# Understanding callbacks in fastai

fastai is a great library for Deep Learning with many powerful features, which make it very easy to quickly build state of the art models, but also to tweak them as you wish. One of the best features of fastai is its callbacks system that lets you customize simply pretty much everything.

However, it can take getting used to and that’s the purpose of this post: presenting the callback system in fastai, explaining how it works and how to use it and finally showing you a few examples.

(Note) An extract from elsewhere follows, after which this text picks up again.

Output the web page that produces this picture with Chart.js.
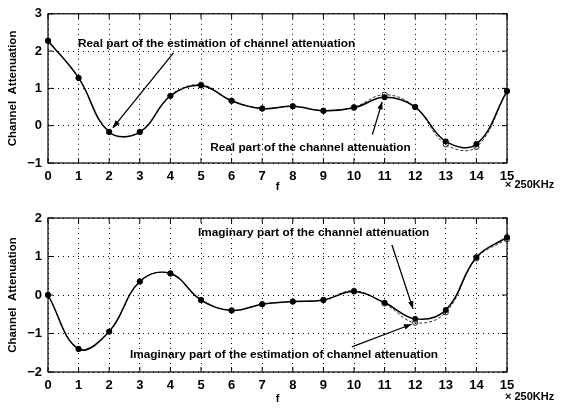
<!DOCTYPE html>
<html>
<head>
<meta charset="utf-8">
<script src="https://cdn.jsdelivr.net/npm/chart.js@4"></script>
<style>
  html, body { margin: 0; padding: 0; background: #fff; }
  #wrap { position: relative; width: 565px; height: 410px; }
  .box { position: absolute; left: 0; width: 565px; }
  #b1 { top: 0; height: 200px; }
  #b2 { top: 200px; height: 210px; }
</style>
</head>
<body>
<div id="wrap">
  <div class="box" id="b1"><canvas id="c1"></canvas></div>
  <div class="box" id="b2"><canvas id="c2"></canvas></div>
</div>
<script>
// ---- data ----
const freqs = [0,1,2,3,4,5,6,7,8,9,10,11,12,13,14,15];
const realActual = [2.28, 1.28, -0.17, -0.17, 0.80, 1.08, 0.67, 0.46, 0.52, 0.40, 0.48, 0.76, 0.50, -0.42, -0.49, 0.93];
const realEstimate = [2.28, 1.28, -0.17, -0.17, 0.80, 1.10, 0.67, 0.46, 0.52, 0.40, 0.50, 0.83, 0.50, -0.50, -0.57, 0.93];
const imagActual = [0.00, -1.40, -0.95, 0.35, 0.56, -0.13, -0.40, -0.24, -0.17, -0.13, 0.09, -0.20, -0.62, -0.39, 0.98, 1.50];
const imagEstimate = [0.00, -1.40, -0.95, 0.35, 0.56, -0.13, -0.40, -0.24, -0.17, -0.13, 0.11, -0.22, -0.72, -0.45, 0.95, 1.45];
const xTicks = [0,1,2,3,4,5,6,7,8,9,10,11,12,13,14,15];
const yTicksTop = [-1,0,1,2,3];
const yTicksBottom = [-2,-1,0,1,2];

const FONT = '"Liberation Sans", Arial, Helvetica, sans-serif';

function pts(ys){ return freqs.map((x,i)=>({x:x, y:ys[i]})); }

// frame, inward ticks, annotations
const framePlugin = {
  id: 'frame',
  afterDraw(chart, args, opts) {
    const ctx = chart.ctx, a = chart.chartArea;
    const xs = chart.scales.x, ys = chart.scales.y;
    ctx.save();
    ctx.strokeStyle = '#000';
    ctx.lineWidth = 1.2;
    ctx.strokeRect(a.left, a.top, a.right - a.left, a.bottom - a.top);
    ctx.lineWidth = 1;
    ctx.beginPath();
    xs.ticks.forEach(t => {
      const px = xs.getPixelForValue(t.value);
      ctx.moveTo(px, a.bottom); ctx.lineTo(px, a.bottom - 5);
      ctx.moveTo(px, a.top); ctx.lineTo(px, a.top + 5);
    });
    ys.ticks.forEach(t => {
      const py = ys.getPixelForValue(t.value);
      ctx.moveTo(a.left, py); ctx.lineTo(a.left + 5, py);
      ctx.moveTo(a.right, py); ctx.lineTo(a.right - 5, py);
    });
    ctx.stroke();

    // annotations
    (opts.notes || []).forEach(n => {
      ctx.font = 'bold 11.8px ' + FONT;
      ctx.fillStyle = '#000';
      ctx.textBaseline = 'middle';
      ctx.textAlign = 'left';
      ctx.fillText(n.text, xs.getPixelForValue(n.tx), ys.getPixelForValue(n.ty));
    });
    (opts.arrows || []).forEach(r => {
      const x0 = xs.getPixelForValue(r.from[0]), y0 = ys.getPixelForValue(r.from[1]);
      const x1 = xs.getPixelForValue(r.to[0]), y1 = ys.getPixelForValue(r.to[1]);
      ctx.strokeStyle = '#000'; ctx.lineWidth = 1.3;
      ctx.beginPath(); ctx.moveTo(x0, y0); ctx.lineTo(x1, y1); ctx.stroke();
      const ang = Math.atan2(y1 - y0, x1 - x0), L = 8, W = 0.35;
      ctx.beginPath();
      ctx.moveTo(x1, y1);
      ctx.lineTo(x1 - L*Math.cos(ang - W), y1 - L*Math.sin(ang - W));
      ctx.lineTo(x1 - L*Math.cos(ang + W), y1 - L*Math.sin(ang + W));
      ctx.closePath(); ctx.fillStyle = '#000'; ctx.fill();
    });

    // axis labels
    ctx.fillStyle = '#000';
    ctx.font = 'bold 11px ' + FONT;
    ctx.textAlign = 'center'; ctx.textBaseline = 'middle';
    ctx.fillText('f', (a.left + a.right)/2, a.bottom + opts.fY);
    ctx.textAlign = 'left';
    ctx.fillText('\u00d7 250KHz', a.right - 2, a.bottom + opts.unitY);
    ctx.save();
    ctx.translate(13, (a.top + a.bottom)/2);
    ctx.rotate(-Math.PI/2);
    ctx.textAlign = 'center';
    ctx.font = 'bold 11.5px ' + FONT;
    ctx.fillText('Channel  Attenuation', 0, 0);
    ctx.restore();
    ctx.restore();
  }
};

function makeChart(id, actual, estimate, yMin, yMax, yTicks, pad, xAxisH, notes, arrows, fY, unitY) {
  return new Chart(document.getElementById(id), {
    type: 'line',
    data: {
      datasets: [
        {
          label: 'actual',
          data: pts(actual),
          borderColor: '#000',
          borderWidth: 1.5,
          tension: 0.4,
          pointRadius: 2.2,
          pointBackgroundColor: '#000',
          pointBorderColor: '#000',
          clip: false
        },
        {
          label: 'estimate',
          data: pts(estimate),
          borderColor: '#333',
          borderWidth: 1,
          borderDash: [3, 2],
          tension: 0.4,
          pointRadius: 2.6,
          pointBackgroundColor: 'rgba(255,255,255,0)',
          pointBorderColor: '#222',
          pointBorderWidth: 1,
          clip: false
        }
      ]
    },
    options: {
      responsive: true,
      maintainAspectRatio: false,
      animation: false,
      devicePixelRatio: 1,
      layout: { padding: pad },
      plugins: {
        legend: { display: false },
        tooltip: { enabled: false },
        frame: { notes: notes, arrows: arrows, fY: fY, unitY: unitY }
      },
      scales: {
        x: {
          type: 'linear', min: 0, max: 15,
          afterBuildTicks: s => { s.ticks = xTicks.map(v => ({value: v})); },
          afterFit: s => { s.height = xAxisH; },
          grid: { color: '#000', lineWidth: 1, drawTicks: false },
          border: { display: false, dash: [1, 4] },
          ticks: { color: '#000', padding: 6, maxRotation: 0, autoSkip: false,
                   font: { family: FONT, size: 13, weight: 'bold' } }
        },
        y: {
          min: yMin, max: yMax,
          afterBuildTicks: s => { s.ticks = yTicks.map(v => ({value: v})); },
          afterFit: s => { s.width = 48; },
          grid: { color: '#000', lineWidth: 1, drawTicks: false },
          border: { display: false, dash: [1, 4] },
          ticks: { color: '#000', padding: 6,
                   callback: v => (v < 0 ? '\u2212' + Math.abs(v) : String(v)),
                   font: { family: FONT, size: 13, weight: 'bold' } }
        }
      }
    },
    plugins: [framePlugin]
  });
}

makeChart('c1', realActual, realEstimate, -1, 3, yTicksTop,
  { left: 0, right: 58, top: 9, bottom: 0 }, 37,
  [
    { text: 'Real part of the estimation of channel attenuation', tx: 0.98, ty: 2.2 },
    { text: 'Real part of the channel attenuation', tx: 5.3, ty: -0.58 }
  ],
  [
    { from: [4.1, 1.95], to: [2.12, -0.06] },
    { from: [10.6, -0.24], to: [10.92, 0.64] }
  ], 24, 22);

makeChart('c2', imagActual, imagEstimate, -2, 2, yTicksBottom,
  { left: 0, right: 58, top: 18, bottom: 0 }, 38,
  [
    { text: 'Imaginary part of the channel attenuation', tx: 4.9, ty: 1.61 },
    { text: 'Imaginary part of the estimation of channel attenuation', tx: 2.68, ty: -1.56 }
  ],
  [
    { from: [11.24, 1.3], to: [11.93, -0.36] },
    { from: [9.93, -1.35], to: [11.88, -0.76] }
  ], 27, 25);
</script>
</body>
</html>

This post is mainly based on Sylvain Gugger’s talk, and the fast.ai part 2 v3 course and forums (not yet opened to everyone, but they should be in a few months).

## What’s a callback?

A callback is a fancy name for a function. Nothing more. It’s important to understand that under that unfamiliar term hides a very familiar concept, at least if you’ve been programming for a bit.

Now obviously it’s a special type of function, otherwise it wouldn’t have that special name. The main difference between callbacks and other “regular” functions is in how you use it. Callbacks are common in a lot of languages and libraries/framework, and even if there might be some differences it’s always the same concept.

A callback is a function that you write in case something happens. When that something happens, you call back (hence the name) that function to do something.

One language that uses a lot of callbacks is JavaScript, the web scripting language. Let’s further understand what a callback is with an example from JavaScript.

Say you have a webpage with a button on it. Obviously, you want something to be done when the user clicks on the button, but only if and when the user clicks on the button. So you write a function, let’s call it on_button_click() that does what needs to be done when the user clicks on the button. You then specify elsewhere in the code that if the button is ever clicked on you have to use (call back!) the on_button_click() function to do whatever. Because the on_button_click() function is only called (back) when something happens (a button click), it’s called a callback.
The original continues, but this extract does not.